Another interesting proposal that might influce KIWI is Sun’s Community Equity Specification – Peter Reiser, Principal Engineer, CTO Office, and Chief Architect for CE2.0 blogged about this recently after the patents were finally filed:
The objective is to build a dynamic Social Value system by calculating the Contribution, Participation, Skills, and Reputation equity a person can gain by actively engaging in online communities. The Equity values are captured through activities that the Community members are participating in.

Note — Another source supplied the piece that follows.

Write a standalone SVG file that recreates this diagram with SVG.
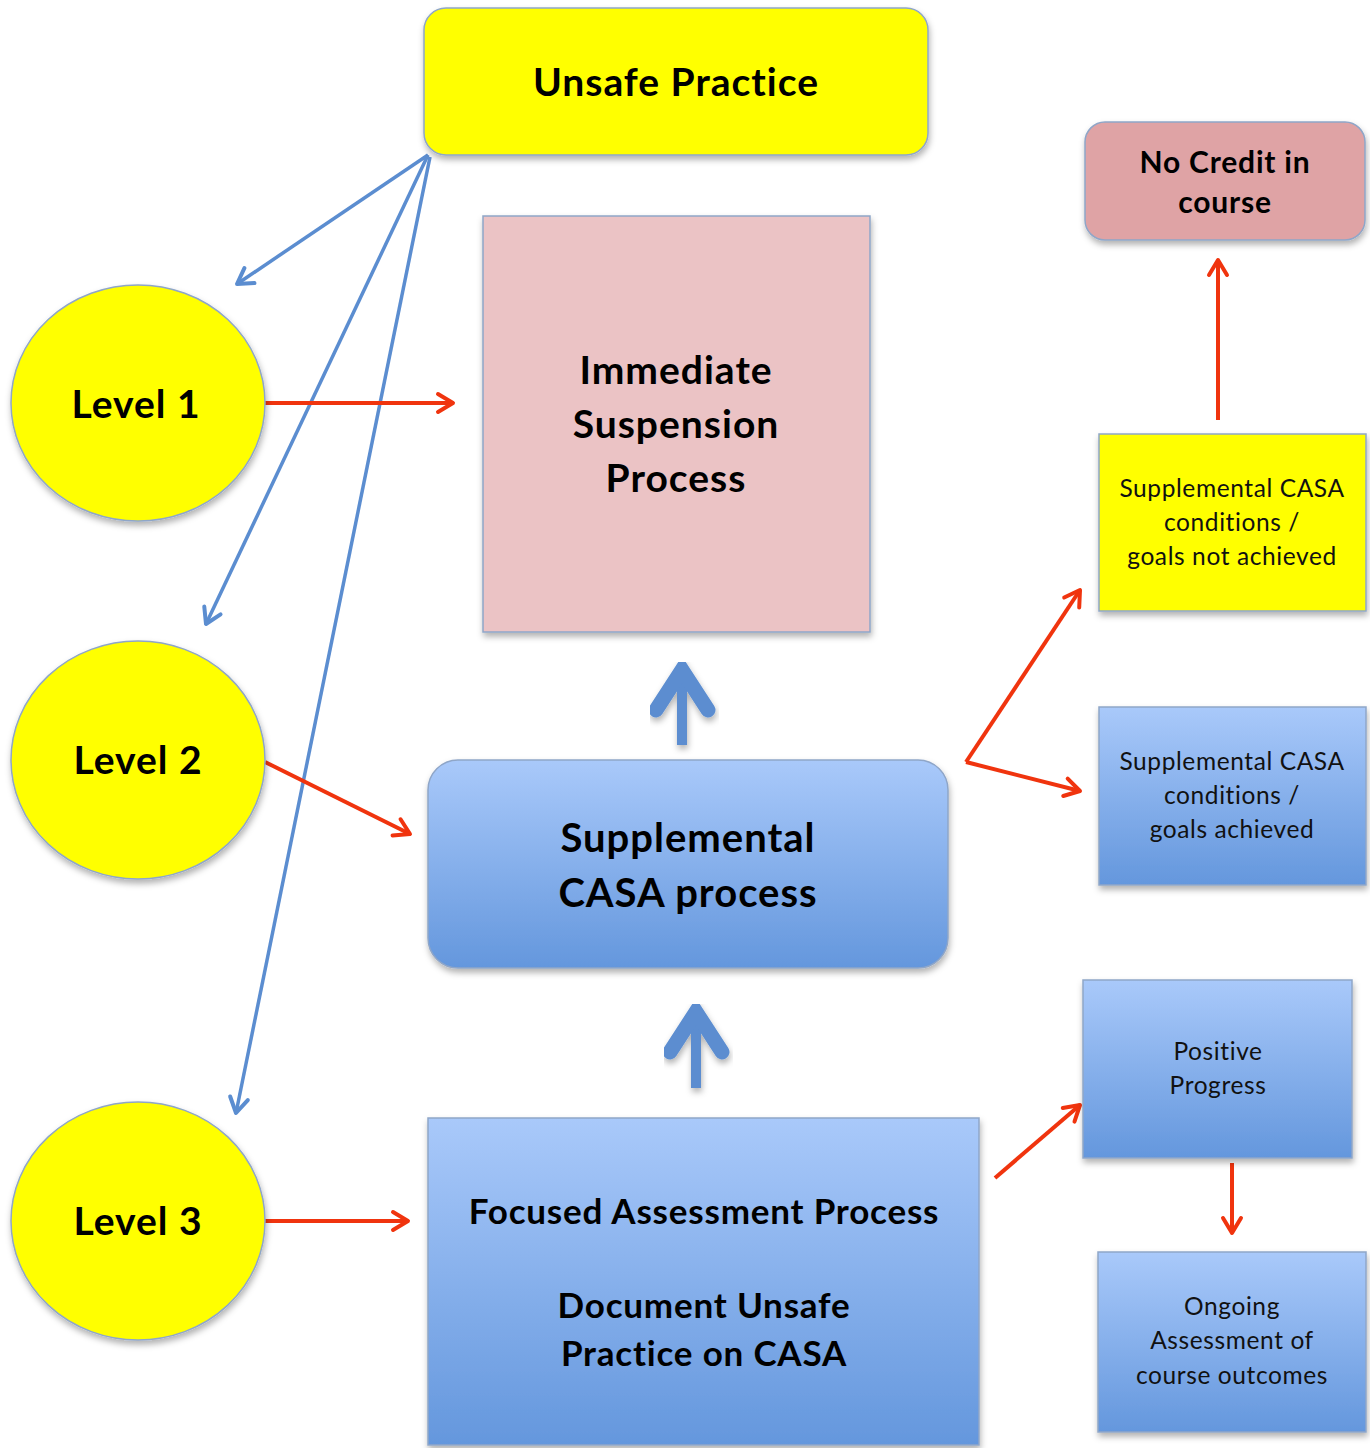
<svg xmlns="http://www.w3.org/2000/svg" width="1370" height="1448" viewBox="0 0 1370 1448">
<style>
.t{font-family:Lato,"Noto Sans","Liberation Sans",sans-serif;font-weight:bold;fill:#000;text-anchor:middle}
.s{font-family:Lato,"Noto Sans","Liberation Sans",sans-serif;font-size:24.5px;letter-spacing:0.6px;fill:#111;text-anchor:middle}
.box{stroke:#8FA6C8;stroke-width:1.5;filter:url(#sh)}
.red{stroke:#F0340E;stroke-width:4;fill:none;marker-end:url(#ra)}
.blue{stroke:#5B8DD0;stroke-width:3.5;fill:none;marker-end:url(#ba)}
.blk{stroke:#5B8DD0;fill:none}
.blkg{filter:url(#sh)}
</style>
<defs>
<linearGradient id="bg" x1="0" y1="0" x2="0" y2="1"><stop offset="0" stop-color="#A9C9FA"/><stop offset="1" stop-color="#6497DD"/></linearGradient>
<filter id="sh" x="-10%" y="-10%" width="130%" height="130%"><feDropShadow dx="1" dy="4" stdDeviation="3" flood-color="#000" flood-opacity="0.3"/></filter>
<marker id="ra" markerWidth="10" markerHeight="10" refX="7" refY="5" orient="auto" markerUnits="userSpaceOnUse" viewBox="0 0 10 10" style="overflow:visible"><path d="M-8,-4 L7,5 L-8,14" fill="none" stroke="#F0340E" stroke-width="4" stroke-linecap="round" stroke-linejoin="round"/></marker>
<marker id="ba" markerWidth="10" markerHeight="10" refX="7" refY="5" orient="auto" markerUnits="userSpaceOnUse" viewBox="0 0 10 10" style="overflow:visible"><path d="M-8,-4 L7,5 L-8,14" fill="none" stroke="#5B8DD0" stroke-width="4" stroke-linecap="round" stroke-linejoin="round"/></marker>
</defs>
<rect width="1370" height="1448" fill="#fff"/>

<g id="connectors">
<line class="blue" x1="428" y1="155" x2="237" y2="284"/>
<line class="blue" x1="428" y1="155" x2="206" y2="624"/>
<line class="blue" x1="430" y1="157" x2="236" y2="1113"/>
<line class="red" x1="265" y1="403" x2="453" y2="403"/>
<line class="red" x1="265" y1="762" x2="410" y2="834"/>
<line class="red" x1="265" y1="1221" x2="408" y2="1221"/>
<line class="red" x1="966" y1="762" x2="1080" y2="590"/>
<line class="red" x1="966" y1="762" x2="1080" y2="791"/>
<line class="red" x1="1218" y1="420" x2="1218" y2="260"/>
<line class="red" x1="995" y1="1178" x2="1080" y2="1105"/>
<line class="red" x1="1232" y1="1163" x2="1232" y2="1233"/>
<g id="block-arrow-1" class="blkg">
<line class="blk" x1="682" y1="745" x2="682" y2="672" stroke-width="10"/>
<polyline class="blk" points="656,710 682,670 708,710" stroke-width="15" stroke-linecap="round" stroke-linejoin="miter"/>
</g>
<g id="block-arrow-2" class="blkg">
<line class="blk" x1="696" y1="1088" x2="696" y2="1014" stroke-width="10"/>
<polyline class="blk" points="670,1052 696,1012 722,1052" stroke-width="15" stroke-linecap="round" stroke-linejoin="miter"/>
</g>
</g>

<g id="unsafe-practice">
<rect class="box" x="424" y="8" width="504" height="147" rx="22" fill="#FFFF00"/>
<text class="t" x="676" y="96" font-size="39" letter-spacing="1">Unsafe Practice</text>
</g>
<g id="level1">
<ellipse class="box" cx="138" cy="403" rx="127" ry="118" fill="#FFFF00"/>
<text class="t" x="136" y="418" font-size="39" letter-spacing="1">Level 1</text>
</g>
<g id="level2">
<ellipse class="box" cx="138" cy="760" rx="127" ry="119" fill="#FFFF00"/>
<text class="t" x="138" y="774" font-size="39" letter-spacing="1">Level 2</text>
</g>
<g id="level3">
<ellipse class="box" cx="138" cy="1221" rx="127" ry="119" fill="#FFFF00"/>
<text class="t" x="138" y="1235" font-size="39" letter-spacing="1">Level 3</text>
</g>
<g id="immediate-suspension">
<rect class="box" x="483" y="216" width="387" height="416" fill="#EBC3C5"/>
<text class="t" font-size="39" letter-spacing="1"><tspan x="676" y="384">Immediate</tspan><tspan x="676" y="438">Suspension</tspan><tspan x="676" y="492">Process</tspan></text>
</g>
<g id="supplemental-casa">
<rect class="box" x="428" y="760" width="520" height="208" rx="30" fill="url(#bg)"/>
<text class="t" font-size="40" letter-spacing="1"><tspan x="688" y="852">Supplemental</tspan><tspan x="688" y="907">CASA process</tspan></text>
</g>
<g id="focused-assessment">
<rect class="box" x="428" y="1118" width="551" height="327" fill="url(#bg)"/>
<text class="t" font-size="35" letter-spacing="0.8"><tspan x="704" y="1224">Focused Assessment Process</tspan><tspan x="704" y="1318">Document Unsafe</tspan><tspan x="704" y="1366">Practice on CASA</tspan></text>
</g>
<g id="no-credit">
<rect class="box" x="1085" y="122" width="280" height="118" rx="20" fill="#DFA3A5"/>
<text class="t" font-size="30" letter-spacing="0.8"><tspan x="1225" y="173">No Credit in</tspan><tspan x="1225" y="213">course</tspan></text>
</g>
<g id="goals-not-achieved">
<rect class="box" x="1099" y="434" width="267" height="177" fill="#FFFF00"/>
<text class="s"><tspan x="1232" y="497">Supplemental CASA</tspan><tspan x="1232" y="531">conditions /</tspan><tspan x="1232" y="565">goals not achieved</tspan></text>
</g>
<g id="goals-achieved">
<rect class="box" x="1099" y="707" width="267" height="178" fill="url(#bg)"/>
<text class="s"><tspan x="1232" y="770">Supplemental CASA</tspan><tspan x="1232" y="804">conditions /</tspan><tspan x="1232" y="838">goals achieved</tspan></text>
</g>
<g id="positive-progress">
<rect class="box" x="1083" y="980" width="269" height="178" fill="url(#bg)"/>
<text class="s"><tspan x="1218" y="1060">Positive</tspan><tspan x="1218" y="1094">Progress</tspan></text>
</g>
<g id="ongoing-assessment">
<rect class="box" x="1098" y="1252" width="268" height="180" fill="url(#bg)"/>
<text class="s"><tspan x="1232" y="1315">Ongoing</tspan><tspan x="1232" y="1349">Assessment of</tspan><tspan x="1232" y="1384">course outcomes</tspan></text>
</g>
</svg>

Also involved in the Sun usecase is the Semantic Web Company (i.e. my employer), and from SWC in particular Andreas Blumauer, Matthias Samwald and Tassilo Pellegrini. Together and with the input of the entire KIWI team they are going to do their best to explore the opportunities of combining bottom-up maintenance (i.e. tagging and folksonomy) with top-down maintenance (i.e. reasoning and ontologies). The Sun team includes Peter Reiser, Josef Holy, Henry Story (semantic web evangelist – I already blogged about him and Josef yesterday) and Inka Havlova who is backing the team with administrative power.